O amor deixou de ser o amor como o
concebíamos no passado. O mesmo acontece com a amizade, com a noção de
convivência, com o ódio e a cólera. Estamos perdendo até a indignação, todos
submetidos ao uso de uma droga tecnológica. As próprias drogas fazem parte
desse contexto. A diferença é que estas são substâncias químicas para a
sublimação dos prazeres. A droga da modernidade, com a parafernália de
comunicação, nos impõe uma situação mais perigosa que a de não ter a liberdade
de ingeri-la, porém, a obrigação de consumi-la.

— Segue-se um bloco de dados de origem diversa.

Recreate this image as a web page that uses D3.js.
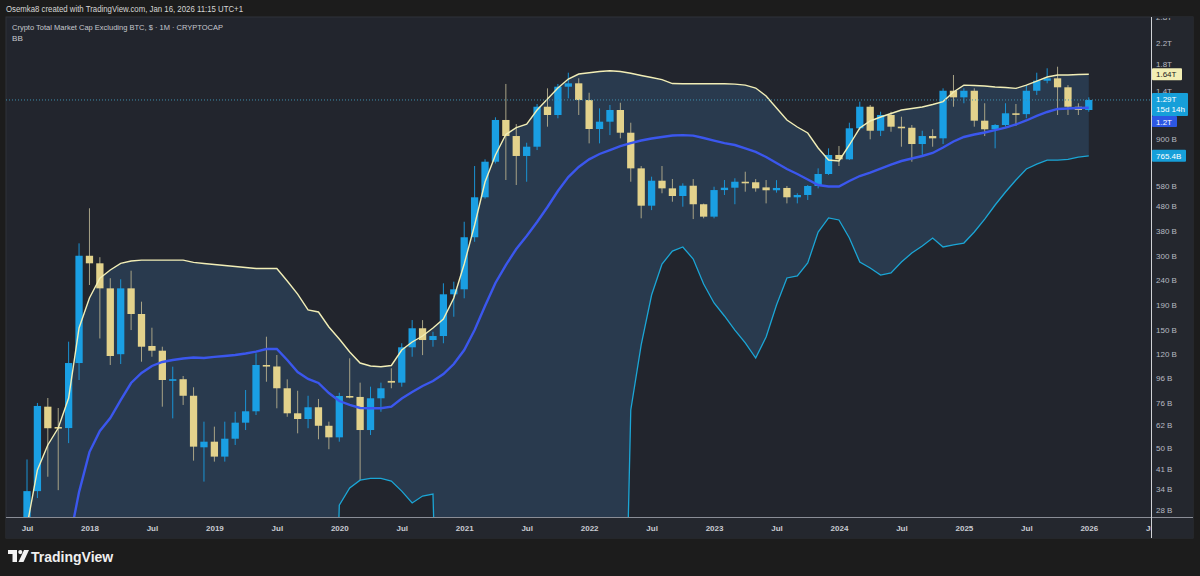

O culto da velocidade. Não temos mais a
liberdade de andar. As distâncias, o estilo de vida que foi criado nos fez
dependentes da velocidade, do patinete, da bicicleta, da moto, do carro, do
ônibus, do trem, do avião. Já não tem sentido escrever cartas. A civilização é
oral, é o telefone. Escrever passou a ser algo atrasado. Escreve-se para
confirmar o que se falou. Fala-se por telefone, por fax, pelo computador, pelo
cinema, pela televisão, pelas redes sociais na internet.
Vemos perplexos que somos um grande
laboratório e que estamos nos transformando com todas as mudanças que acontecem
no mundo. É como se estivéssemos chegando ao desaparecimento da espécie de
homem que foi o homem e que fez a História que chegou aos nossos dias.
Estamos em meio a essas perplexidades que são
mais de segurança que de dúvidas. Nossas reações são condicionadas pelas
inseguranças que nos rodeiam. Já não sabemos o que é bom e o que é mau. Nossos
códigos de ética e comportamento individual, aquelas leis que cada um de nós
processa dentro de si ao longo da vida, de um momento para outro estão
questionados pela realidade virtual. São os meios de comunicação que nos
condicionam, e de tantas informações que nos chegam já não podemos distinguir o
que é verdade e o que é mentira… As verdades são tantas, que é impossível saber
qual delas realmente é a verdade. Abrimos os jornais, vemos televisão,
navegamos na internet, e a soma de informações que nos chegam é tão grande, que
não podemos estabelecer uma escala de valores para absorvê-las.
Estamos dentro da bolha da rede social na
internet, da qual é impossível fugir. A tarefa de sair tornou-se
inexpugnável. São tantas as versões que existem sobre uma verdade, que é
difícil descobrir onde está escondida a verdadeira mentira.